▶ [Aim of the exercise]
Quote all entries exactly, leaving pictures aside.

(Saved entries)
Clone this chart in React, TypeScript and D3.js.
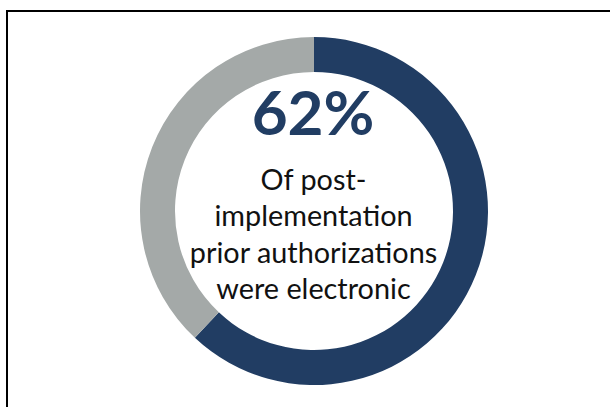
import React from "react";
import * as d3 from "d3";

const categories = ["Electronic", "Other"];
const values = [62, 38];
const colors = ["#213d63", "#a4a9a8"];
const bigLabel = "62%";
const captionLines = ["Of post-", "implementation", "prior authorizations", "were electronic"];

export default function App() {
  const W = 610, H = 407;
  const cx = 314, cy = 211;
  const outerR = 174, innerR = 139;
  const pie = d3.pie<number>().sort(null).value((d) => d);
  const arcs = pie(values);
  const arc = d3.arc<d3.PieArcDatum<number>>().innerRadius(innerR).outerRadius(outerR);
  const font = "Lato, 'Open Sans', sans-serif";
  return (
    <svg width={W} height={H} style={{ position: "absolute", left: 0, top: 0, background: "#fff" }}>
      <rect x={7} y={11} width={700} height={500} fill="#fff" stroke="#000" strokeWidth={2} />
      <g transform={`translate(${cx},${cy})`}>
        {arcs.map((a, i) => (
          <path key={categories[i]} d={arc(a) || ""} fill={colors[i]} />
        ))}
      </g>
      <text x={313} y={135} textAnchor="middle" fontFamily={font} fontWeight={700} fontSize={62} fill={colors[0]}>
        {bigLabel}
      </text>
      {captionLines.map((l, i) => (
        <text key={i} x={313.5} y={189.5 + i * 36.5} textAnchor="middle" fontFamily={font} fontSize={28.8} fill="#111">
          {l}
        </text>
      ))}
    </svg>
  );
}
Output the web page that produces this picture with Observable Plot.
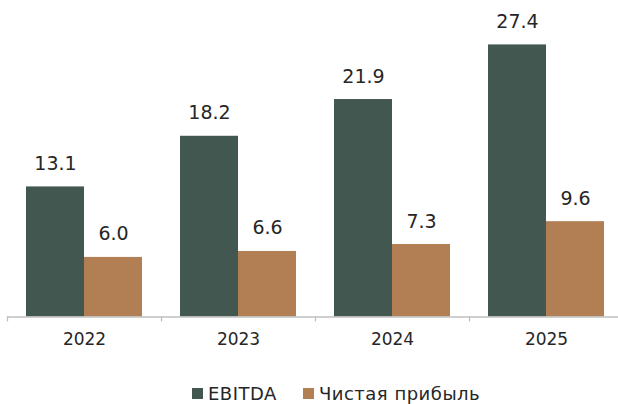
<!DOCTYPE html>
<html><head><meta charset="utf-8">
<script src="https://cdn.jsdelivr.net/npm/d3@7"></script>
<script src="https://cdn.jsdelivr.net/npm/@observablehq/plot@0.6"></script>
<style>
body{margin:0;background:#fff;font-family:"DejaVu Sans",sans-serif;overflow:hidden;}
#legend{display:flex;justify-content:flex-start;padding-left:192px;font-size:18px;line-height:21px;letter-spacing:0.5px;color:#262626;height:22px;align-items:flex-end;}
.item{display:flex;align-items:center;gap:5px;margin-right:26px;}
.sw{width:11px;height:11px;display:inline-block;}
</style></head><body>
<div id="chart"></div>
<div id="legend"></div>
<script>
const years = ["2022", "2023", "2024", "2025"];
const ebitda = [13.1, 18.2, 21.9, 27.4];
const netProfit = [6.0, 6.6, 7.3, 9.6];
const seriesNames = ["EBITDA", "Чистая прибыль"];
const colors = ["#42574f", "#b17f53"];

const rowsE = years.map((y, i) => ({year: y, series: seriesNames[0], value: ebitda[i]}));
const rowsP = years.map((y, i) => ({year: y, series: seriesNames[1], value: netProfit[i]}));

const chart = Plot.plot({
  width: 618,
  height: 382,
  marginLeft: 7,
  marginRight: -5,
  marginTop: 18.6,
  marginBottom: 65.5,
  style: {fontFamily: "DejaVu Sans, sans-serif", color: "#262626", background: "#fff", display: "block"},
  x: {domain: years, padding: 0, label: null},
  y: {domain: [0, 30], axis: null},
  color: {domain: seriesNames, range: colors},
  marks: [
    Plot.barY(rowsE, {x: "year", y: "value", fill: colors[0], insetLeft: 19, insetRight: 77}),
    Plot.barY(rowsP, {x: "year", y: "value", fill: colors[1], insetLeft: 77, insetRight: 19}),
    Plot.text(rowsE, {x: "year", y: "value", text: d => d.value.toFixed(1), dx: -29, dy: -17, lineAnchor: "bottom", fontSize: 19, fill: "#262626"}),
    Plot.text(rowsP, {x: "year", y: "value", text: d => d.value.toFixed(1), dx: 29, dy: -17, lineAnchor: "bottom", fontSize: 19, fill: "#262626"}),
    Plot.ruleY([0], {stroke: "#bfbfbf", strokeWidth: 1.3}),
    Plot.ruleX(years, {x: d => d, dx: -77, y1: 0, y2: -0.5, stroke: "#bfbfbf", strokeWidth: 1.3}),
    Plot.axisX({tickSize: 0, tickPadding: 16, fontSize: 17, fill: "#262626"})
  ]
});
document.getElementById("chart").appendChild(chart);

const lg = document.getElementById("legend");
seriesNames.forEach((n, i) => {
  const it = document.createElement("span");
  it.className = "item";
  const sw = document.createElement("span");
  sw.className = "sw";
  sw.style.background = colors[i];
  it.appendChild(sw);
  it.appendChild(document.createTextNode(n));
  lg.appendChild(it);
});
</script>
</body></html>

▶ [Answer to this exercise]
Clone this chart in React, TypeScript and D3.js.
import React from "react";
import * as d3 from "d3";

const categories = ["Electronic", "Other"];
const values = [62, 38];
const colors = ["#213d63", "#a4a9a8"];
const bigLabel = "62%";
const captionLines = ["Of post-", "implementation", "prior authorizations", "were electronic"];

export default function App() {
  const W = 610, H = 407;
  const cx = 314, cy = 211;
  const outerR = 174, innerR = 139;
  const pie = d3.pie<number>().sort(null).value((d) => d);
  const arcs = pie(values);
  const arc = d3.arc<d3.PieArcDatum<number>>().innerRadius(innerR).outerRadius(outerR);
  const font = "Lato, 'Open Sans', sans-serif";
  return (
    <svg width={W} height={H} style={{ position: "absolute", left: 0, top: 0, background: "#fff" }}>
      <rect x={7} y={11} width={700} height={500} fill="#fff" stroke="#000" strokeWidth={2} />
      <g transform={`translate(${cx},${cy})`}>
        {arcs.map((a, i) => (
          <path key={categories[i]} d={arc(a) || ""} fill={colors[i]} />
        ))}
      </g>
      <text x={313} y={135} textAnchor="middle" fontFamily={font} fontWeight={700} fontSize={62} fill={colors[0]}>
        {bigLabel}
      </text>
      {captionLines.map((l, i) => (
        <text key={i} x={313.5} y={189.5 + i * 36.5} textAnchor="middle" fontFamily={font} fontSize={28.8} fill="#111">
          {l}
        </text>
      ))}
    </svg>
  );
}
Output the web page that produces this picture with Observable Plot.
<!DOCTYPE html>
<html><head><meta charset="utf-8">
<script src="https://cdn.jsdelivr.net/npm/d3@7"></script>
<script src="https://cdn.jsdelivr.net/npm/@observablehq/plot@0.6"></script>
<style>
body{margin:0;background:#fff;font-family:"DejaVu Sans",sans-serif;overflow:hidden;}
#legend{display:flex;justify-content:flex-start;padding-left:192px;font-size:18px;line-height:21px;letter-spacing:0.5px;color:#262626;height:22px;align-items:flex-end;}
.item{display:flex;align-items:center;gap:5px;margin-right:26px;}
.sw{width:11px;height:11px;display:inline-block;}
</style></head><body>
<div id="chart"></div>
<div id="legend"></div>
<script>
const years = ["2022", "2023", "2024", "2025"];
const ebitda = [13.1, 18.2, 21.9, 27.4];
const netProfit = [6.0, 6.6, 7.3, 9.6];
const seriesNames = ["EBITDA", "Чистая прибыль"];
const colors = ["#42574f", "#b17f53"];

const rowsE = years.map((y, i) => ({year: y, series: seriesNames[0], value: ebitda[i]}));
const rowsP = years.map((y, i) => ({year: y, series: seriesNames[1], value: netProfit[i]}));

const chart = Plot.plot({
  width: 618,
  height: 382,
  marginLeft: 7,
  marginRight: -5,
  marginTop: 18.6,
  marginBottom: 65.5,
  style: {fontFamily: "DejaVu Sans, sans-serif", color: "#262626", background: "#fff", display: "block"},
  x: {domain: years, padding: 0, label: null},
  y: {domain: [0, 30], axis: null},
  color: {domain: seriesNames, range: colors},
  marks: [
    Plot.barY(rowsE, {x: "year", y: "value", fill: colors[0], insetLeft: 19, insetRight: 77}),
    Plot.barY(rowsP, {x: "year", y: "value", fill: colors[1], insetLeft: 77, insetRight: 19}),
    Plot.text(rowsE, {x: "year", y: "value", text: d => d.value.toFixed(1), dx: -29, dy: -17, lineAnchor: "bottom", fontSize: 19, fill: "#262626"}),
    Plot.text(rowsP, {x: "year", y: "value", text: d => d.value.toFixed(1), dx: 29, dy: -17, lineAnchor: "bottom", fontSize: 19, fill: "#262626"}),
    Plot.ruleY([0], {stroke: "#bfbfbf", strokeWidth: 1.3}),
    Plot.ruleX(years, {x: d => d, dx: -77, y1: 0, y2: -0.5, stroke: "#bfbfbf", strokeWidth: 1.3}),
    Plot.axisX({tickSize: 0, tickPadding: 16, fontSize: 17, fill: "#262626"})
  ]
});
document.getElementById("chart").appendChild(chart);

const lg = document.getElementById("legend");
seriesNames.forEach((n, i) => {
  const it = document.createElement("span");
  it.className = "item";
  const sw = document.createElement("span");
  sw.className = "sw";
  sw.style.background = colors[i];
  it.appendChild(sw);
  it.appendChild(document.createTextNode(n));
  lg.appendChild(it);
});
</script>
</body></html>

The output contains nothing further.